▶ _WHAT TO DO_: The lines from the beginning of the records below through the one holding "sumLegend.itemWidth = 62;" are to be copied exactly; leave the pictures out.

[Source data]
══════════

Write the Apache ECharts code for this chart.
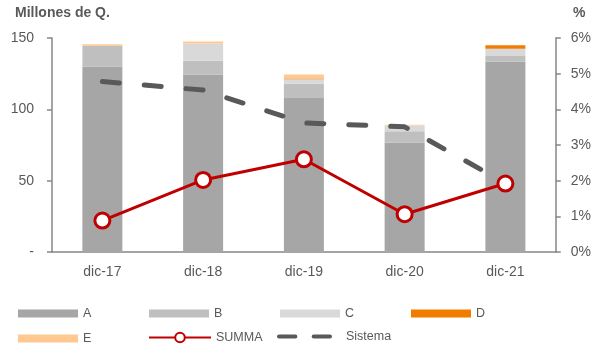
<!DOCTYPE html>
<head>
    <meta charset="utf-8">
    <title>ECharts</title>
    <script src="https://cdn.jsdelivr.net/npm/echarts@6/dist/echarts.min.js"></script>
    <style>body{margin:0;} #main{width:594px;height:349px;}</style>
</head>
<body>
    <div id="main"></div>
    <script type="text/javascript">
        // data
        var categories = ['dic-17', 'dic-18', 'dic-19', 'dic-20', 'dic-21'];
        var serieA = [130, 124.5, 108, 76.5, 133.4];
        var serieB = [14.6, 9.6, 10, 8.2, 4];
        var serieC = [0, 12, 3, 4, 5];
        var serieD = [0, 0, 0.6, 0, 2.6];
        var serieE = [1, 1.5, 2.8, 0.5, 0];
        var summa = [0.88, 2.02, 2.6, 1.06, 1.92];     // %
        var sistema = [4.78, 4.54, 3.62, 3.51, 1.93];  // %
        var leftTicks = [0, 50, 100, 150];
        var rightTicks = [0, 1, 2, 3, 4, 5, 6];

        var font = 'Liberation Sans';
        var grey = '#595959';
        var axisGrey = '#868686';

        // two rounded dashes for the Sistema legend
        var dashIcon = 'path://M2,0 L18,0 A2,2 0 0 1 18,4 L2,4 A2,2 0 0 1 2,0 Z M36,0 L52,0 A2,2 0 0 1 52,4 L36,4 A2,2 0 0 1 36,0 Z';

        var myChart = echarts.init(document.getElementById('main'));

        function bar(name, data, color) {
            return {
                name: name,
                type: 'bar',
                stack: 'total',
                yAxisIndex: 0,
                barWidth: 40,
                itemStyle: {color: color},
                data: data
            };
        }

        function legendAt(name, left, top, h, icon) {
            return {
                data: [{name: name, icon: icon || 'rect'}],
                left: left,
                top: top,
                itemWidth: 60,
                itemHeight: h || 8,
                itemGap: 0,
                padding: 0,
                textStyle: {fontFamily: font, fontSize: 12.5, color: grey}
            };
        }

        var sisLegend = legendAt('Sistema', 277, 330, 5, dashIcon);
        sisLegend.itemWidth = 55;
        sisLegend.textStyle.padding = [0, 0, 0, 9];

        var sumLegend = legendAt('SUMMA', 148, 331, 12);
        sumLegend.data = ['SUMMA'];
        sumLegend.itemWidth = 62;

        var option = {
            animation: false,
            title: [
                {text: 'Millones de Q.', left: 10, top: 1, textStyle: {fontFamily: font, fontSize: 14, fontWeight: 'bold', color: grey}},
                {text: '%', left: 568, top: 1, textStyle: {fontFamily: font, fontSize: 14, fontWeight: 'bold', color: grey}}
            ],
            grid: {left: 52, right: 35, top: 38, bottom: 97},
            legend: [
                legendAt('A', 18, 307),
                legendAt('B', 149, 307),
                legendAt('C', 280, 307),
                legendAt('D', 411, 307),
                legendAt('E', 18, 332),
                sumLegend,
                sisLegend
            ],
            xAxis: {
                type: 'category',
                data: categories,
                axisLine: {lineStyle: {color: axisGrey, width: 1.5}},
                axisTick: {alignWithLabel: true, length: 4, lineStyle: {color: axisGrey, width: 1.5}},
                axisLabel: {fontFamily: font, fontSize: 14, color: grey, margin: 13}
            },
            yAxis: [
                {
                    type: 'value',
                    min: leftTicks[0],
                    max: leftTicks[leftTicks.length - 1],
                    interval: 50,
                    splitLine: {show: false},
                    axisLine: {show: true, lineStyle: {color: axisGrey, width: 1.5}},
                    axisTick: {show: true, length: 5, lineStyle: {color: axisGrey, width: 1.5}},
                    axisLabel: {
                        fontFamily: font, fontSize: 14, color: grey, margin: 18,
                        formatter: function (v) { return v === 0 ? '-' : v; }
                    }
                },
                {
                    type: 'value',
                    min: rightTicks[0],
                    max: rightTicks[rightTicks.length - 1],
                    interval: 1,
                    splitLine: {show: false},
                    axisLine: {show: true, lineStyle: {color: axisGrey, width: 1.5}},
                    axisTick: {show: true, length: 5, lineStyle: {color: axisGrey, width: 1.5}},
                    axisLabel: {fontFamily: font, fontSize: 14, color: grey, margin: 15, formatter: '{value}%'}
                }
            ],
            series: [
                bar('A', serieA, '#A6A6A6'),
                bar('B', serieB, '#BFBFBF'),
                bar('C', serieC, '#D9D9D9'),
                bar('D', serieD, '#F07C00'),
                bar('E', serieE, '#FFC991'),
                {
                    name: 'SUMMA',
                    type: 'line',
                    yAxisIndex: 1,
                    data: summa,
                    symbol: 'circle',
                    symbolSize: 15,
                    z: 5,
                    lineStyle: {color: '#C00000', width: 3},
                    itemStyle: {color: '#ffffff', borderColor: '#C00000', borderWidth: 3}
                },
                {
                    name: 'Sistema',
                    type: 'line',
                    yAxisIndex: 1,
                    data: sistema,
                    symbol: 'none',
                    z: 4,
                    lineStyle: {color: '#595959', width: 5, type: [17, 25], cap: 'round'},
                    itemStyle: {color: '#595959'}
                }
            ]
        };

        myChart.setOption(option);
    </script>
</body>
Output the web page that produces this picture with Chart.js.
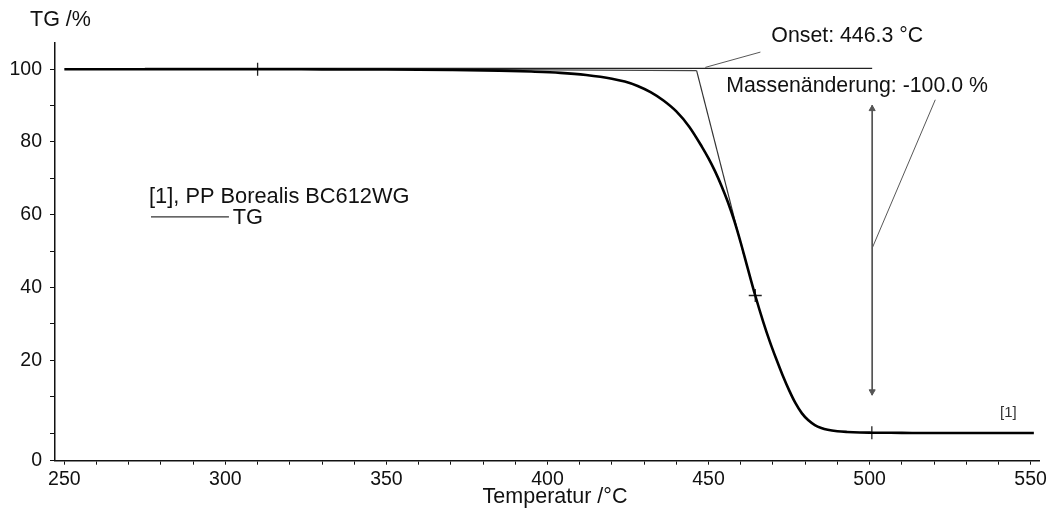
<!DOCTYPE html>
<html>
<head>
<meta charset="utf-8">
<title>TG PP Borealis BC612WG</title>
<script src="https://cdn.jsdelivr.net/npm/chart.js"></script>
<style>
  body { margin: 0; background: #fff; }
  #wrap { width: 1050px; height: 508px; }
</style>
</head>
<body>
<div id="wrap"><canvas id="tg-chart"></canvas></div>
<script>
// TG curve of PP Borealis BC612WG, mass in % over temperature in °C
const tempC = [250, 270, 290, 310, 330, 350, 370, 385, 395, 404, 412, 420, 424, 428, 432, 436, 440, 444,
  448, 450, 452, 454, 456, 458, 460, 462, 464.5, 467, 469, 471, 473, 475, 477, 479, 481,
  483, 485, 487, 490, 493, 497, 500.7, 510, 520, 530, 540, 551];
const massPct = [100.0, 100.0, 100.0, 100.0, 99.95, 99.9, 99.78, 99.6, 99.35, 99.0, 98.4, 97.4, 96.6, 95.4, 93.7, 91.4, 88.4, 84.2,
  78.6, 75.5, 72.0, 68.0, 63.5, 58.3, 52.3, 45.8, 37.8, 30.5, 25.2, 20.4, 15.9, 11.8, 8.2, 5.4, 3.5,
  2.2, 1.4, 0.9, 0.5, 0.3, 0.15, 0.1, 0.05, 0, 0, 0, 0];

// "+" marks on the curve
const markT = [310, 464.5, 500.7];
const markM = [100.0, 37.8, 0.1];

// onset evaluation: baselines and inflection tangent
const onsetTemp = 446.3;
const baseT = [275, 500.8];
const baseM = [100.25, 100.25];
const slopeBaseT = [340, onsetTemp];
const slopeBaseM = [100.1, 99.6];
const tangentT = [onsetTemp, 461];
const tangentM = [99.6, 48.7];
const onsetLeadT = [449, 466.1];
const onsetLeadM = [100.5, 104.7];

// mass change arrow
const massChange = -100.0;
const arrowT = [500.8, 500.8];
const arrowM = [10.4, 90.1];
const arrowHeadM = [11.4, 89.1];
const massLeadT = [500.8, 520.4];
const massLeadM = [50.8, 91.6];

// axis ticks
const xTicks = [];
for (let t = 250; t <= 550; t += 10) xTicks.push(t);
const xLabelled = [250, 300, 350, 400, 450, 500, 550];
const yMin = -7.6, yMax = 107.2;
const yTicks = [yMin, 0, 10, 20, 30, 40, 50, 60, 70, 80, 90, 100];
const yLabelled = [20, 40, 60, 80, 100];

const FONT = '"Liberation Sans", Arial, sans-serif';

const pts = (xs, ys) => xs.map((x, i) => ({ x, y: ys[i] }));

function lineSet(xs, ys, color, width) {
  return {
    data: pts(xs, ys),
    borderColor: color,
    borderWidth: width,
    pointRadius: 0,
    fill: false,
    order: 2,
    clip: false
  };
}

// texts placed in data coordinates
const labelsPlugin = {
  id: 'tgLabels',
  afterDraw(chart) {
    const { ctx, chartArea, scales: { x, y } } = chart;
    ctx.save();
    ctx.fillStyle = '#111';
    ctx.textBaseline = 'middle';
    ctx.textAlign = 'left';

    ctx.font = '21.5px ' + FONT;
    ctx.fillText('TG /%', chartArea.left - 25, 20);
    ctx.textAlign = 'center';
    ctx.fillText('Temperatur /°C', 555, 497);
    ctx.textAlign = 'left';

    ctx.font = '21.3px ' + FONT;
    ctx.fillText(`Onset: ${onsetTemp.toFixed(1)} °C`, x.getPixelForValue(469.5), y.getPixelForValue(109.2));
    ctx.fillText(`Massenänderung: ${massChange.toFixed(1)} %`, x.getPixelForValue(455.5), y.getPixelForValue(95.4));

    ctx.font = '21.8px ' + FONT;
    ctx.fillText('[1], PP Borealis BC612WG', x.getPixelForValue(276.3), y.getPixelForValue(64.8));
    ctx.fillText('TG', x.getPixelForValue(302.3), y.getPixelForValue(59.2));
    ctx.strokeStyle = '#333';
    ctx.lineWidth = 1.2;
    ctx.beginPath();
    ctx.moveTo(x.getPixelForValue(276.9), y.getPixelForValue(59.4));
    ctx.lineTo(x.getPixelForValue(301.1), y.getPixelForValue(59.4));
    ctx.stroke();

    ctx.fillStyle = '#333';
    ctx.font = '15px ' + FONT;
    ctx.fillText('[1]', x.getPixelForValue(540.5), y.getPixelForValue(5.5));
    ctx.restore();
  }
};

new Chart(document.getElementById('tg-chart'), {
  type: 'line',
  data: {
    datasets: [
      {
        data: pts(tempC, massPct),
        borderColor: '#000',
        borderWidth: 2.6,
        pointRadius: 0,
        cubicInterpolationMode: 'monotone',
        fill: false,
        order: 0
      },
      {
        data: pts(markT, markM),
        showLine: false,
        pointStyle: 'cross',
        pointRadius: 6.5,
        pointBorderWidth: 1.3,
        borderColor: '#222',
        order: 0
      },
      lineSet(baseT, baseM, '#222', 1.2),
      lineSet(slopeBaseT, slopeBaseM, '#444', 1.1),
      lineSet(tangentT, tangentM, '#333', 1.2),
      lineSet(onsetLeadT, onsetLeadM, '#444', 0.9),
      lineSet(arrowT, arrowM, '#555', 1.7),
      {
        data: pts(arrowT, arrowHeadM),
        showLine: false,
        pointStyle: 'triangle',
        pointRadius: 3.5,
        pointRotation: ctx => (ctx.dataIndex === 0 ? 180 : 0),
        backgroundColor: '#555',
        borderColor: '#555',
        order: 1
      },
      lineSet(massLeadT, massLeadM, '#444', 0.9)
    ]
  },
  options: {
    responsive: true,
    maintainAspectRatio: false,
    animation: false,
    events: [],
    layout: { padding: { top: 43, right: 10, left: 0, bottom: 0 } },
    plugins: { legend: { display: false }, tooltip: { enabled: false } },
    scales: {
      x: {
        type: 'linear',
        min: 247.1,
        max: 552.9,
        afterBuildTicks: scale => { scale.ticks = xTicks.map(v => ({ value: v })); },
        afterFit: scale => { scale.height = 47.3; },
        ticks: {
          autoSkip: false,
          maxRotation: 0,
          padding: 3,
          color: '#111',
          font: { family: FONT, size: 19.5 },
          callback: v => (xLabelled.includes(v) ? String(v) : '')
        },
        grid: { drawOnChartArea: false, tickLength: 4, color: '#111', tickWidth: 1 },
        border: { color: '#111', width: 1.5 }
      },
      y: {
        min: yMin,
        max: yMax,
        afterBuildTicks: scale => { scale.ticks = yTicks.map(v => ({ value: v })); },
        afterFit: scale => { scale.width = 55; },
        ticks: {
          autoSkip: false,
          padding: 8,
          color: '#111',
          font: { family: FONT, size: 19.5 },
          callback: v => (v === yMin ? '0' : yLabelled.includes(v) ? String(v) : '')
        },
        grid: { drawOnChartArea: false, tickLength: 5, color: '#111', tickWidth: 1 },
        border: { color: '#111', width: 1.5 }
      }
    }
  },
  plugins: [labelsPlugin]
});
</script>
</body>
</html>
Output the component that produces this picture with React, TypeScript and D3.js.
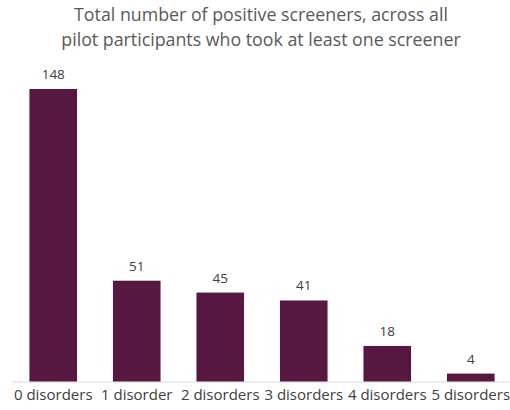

══════════

▶ _CORRECT RESULT_:
Write the Apache ECharts code for this chart.
<!DOCTYPE html>
<head>
    <meta charset="utf-8">
    <title>ECharts</title>
    <script src="https://cdn.jsdelivr.net/npm/echarts@6/dist/echarts.min.js"></script>
    <style>body{margin:0;} #main{width:594px;height:349px;}</style>
</head>
<body>
    <div id="main"></div>
    <script type="text/javascript">
        // data
        var categories = ['dic-17', 'dic-18', 'dic-19', 'dic-20', 'dic-21'];
        var serieA = [130, 124.5, 108, 76.5, 133.4];
        var serieB = [14.6, 9.6, 10, 8.2, 4];
        var serieC = [0, 12, 3, 4, 5];
        var serieD = [0, 0, 0.6, 0, 2.6];
        var serieE = [1, 1.5, 2.8, 0.5, 0];
        var summa = [0.88, 2.02, 2.6, 1.06, 1.92];     // %
        var sistema = [4.78, 4.54, 3.62, 3.51, 1.93];  // %
        var leftTicks = [0, 50, 100, 150];
        var rightTicks = [0, 1, 2, 3, 4, 5, 6];

        var font = 'Liberation Sans';
        var grey = '#595959';
        var axisGrey = '#868686';

        // two rounded dashes for the Sistema legend
        var dashIcon = 'path://M2,0 L18,0 A2,2 0 0 1 18,4 L2,4 A2,2 0 0 1 2,0 Z M36,0 L52,0 A2,2 0 0 1 52,4 L36,4 A2,2 0 0 1 36,0 Z';

        var myChart = echarts.init(document.getElementById('main'));

        function bar(name, data, color) {
            return {
                name: name,
                type: 'bar',
                stack: 'total',
                yAxisIndex: 0,
                barWidth: 40,
                itemStyle: {color: color},
                data: data
            };
        }

        function legendAt(name, left, top, h, icon) {
            return {
                data: [{name: name, icon: icon || 'rect'}],
                left: left,
                top: top,
                itemWidth: 60,
                itemHeight: h || 8,
                itemGap: 0,
                padding: 0,
                textStyle: {fontFamily: font, fontSize: 12.5, color: grey}
            };
        }

        var sisLegend = legendAt('Sistema', 277, 330, 5, dashIcon);
        sisLegend.itemWidth = 55;
        sisLegend.textStyle.padding = [0, 0, 0, 9];

        var sumLegend = legendAt('SUMMA', 148, 331, 12);
        sumLegend.data = ['SUMMA'];
        sumLegend.itemWidth = 62;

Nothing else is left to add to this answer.